Why is digital watermarking important?

Digital watermarking is key to protecting intellectual property, supporting copyright enforcement, securing documents, and enabling digital forensics.

Because watermarking embeds data into the content itself, robust watermarks can remain tied to the file after copying, sharing, or some modifications. This can provide evidence of ownership, attribution, or provenance, supporting legal protection against piracy and intellectual property infringement. It can also mark the origin of AI media, helping identify whether content was AI-generated, human-made, or edited with AI tools.

For security and forensics, watermarking enables tracking, leak detection, and tamper detection without visibly altering content.

Where is it used?

Digital watermarking appears across various platforms and use cases, including:

  • Streaming services and online video platforms.
  • Social media platforms and image-sharing sites.
  • Stock photo websites and content marketplaces.
  • Corporate documents shared between employees or clients.
  • Broadcasting and streaming, where visible logos identify a channel or invisible forensic watermarks help trace leaks.

Risks and privacy concerns

Digital watermarking might involve trade-offs between reliability, quality, and privacy depending on its implementation.

Without the right protection measures or watermarking methods, compression, cropping, or added noise can weaken or remove some watermarks. Transform domain methods, such as DCT or DWT, improve robustness, but their effectiveness depends on the algorithm, embedding strength, and the extent of content alteration. Embedding more data, increasing embedding strength, or repeating the watermark across a file can improve detectability, but may also increase the risk of artifacts or slight quality loss.

Detection accuracy also affects reliability. Systems aim to minimize false positives and negatives, but results vary depending on the technique, detector settings, and how the content is altered. Heavy editing can reduce detectability, while overly sensitive detection can flag incorrect matches.

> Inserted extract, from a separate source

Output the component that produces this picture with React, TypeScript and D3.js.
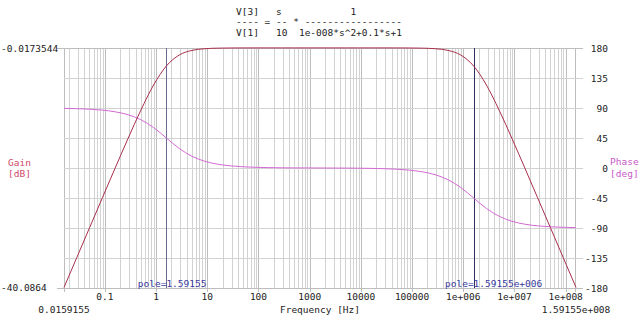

Additionally, forensic or transaction watermarks can help trace a specific distributed copy to a source, account, device, or transaction. This may raise privacy concerns if watermark identifiers are persistent, hidden, or linked to individual users without clear notice or safeguards.

Further reading

FAQ

What is the difference between visible and invisible watermarking?

Visible watermarking places noticeable marks, like logos, directly on the media. Invisible watermarking embeds information within the file’s data, such as slightly altered pixel values. The naked eye can't detect this information, but specialized software can.

Can digital watermarks survive compression or cropping?

Some digital watermarks survive compression or cropping, depending on the method used. Frequency-domain techniques, such as the discrete cosine transform (DCT) and the discrete wavelet transform (DWT), can improve robustness against common edits, but extensive changes may still weaken or remove the watermark.

Is digital watermarking the same as encryption?

No. Encryption makes data unreadable to anyone without the correct decryption key, protecting it in transit or at rest. Digital watermarking embeds identifying data within accessible content to support copyright protection, attribution, authenticity checks, or tamper detection. The file remains fully viewable even if the watermark is invisible.

Can digital watermarking prove content ownership?

Digital watermarking can support ownership claims by embedding identifying information into content. It doesn’t replace copyright registration or guarantee legal proof, but it can serve as supporting evidence in cases of unauthorized use or distribution.

How is digital watermarking used in AI media?

Digital watermarking can add visible labels or invisible, machine-readable signals to content generated or edited by AI during creation or processing. Platforms and tools can read this data to verify the integrity of the watermark or credential and help determine whether content was generated, captured, or edited with AI tools.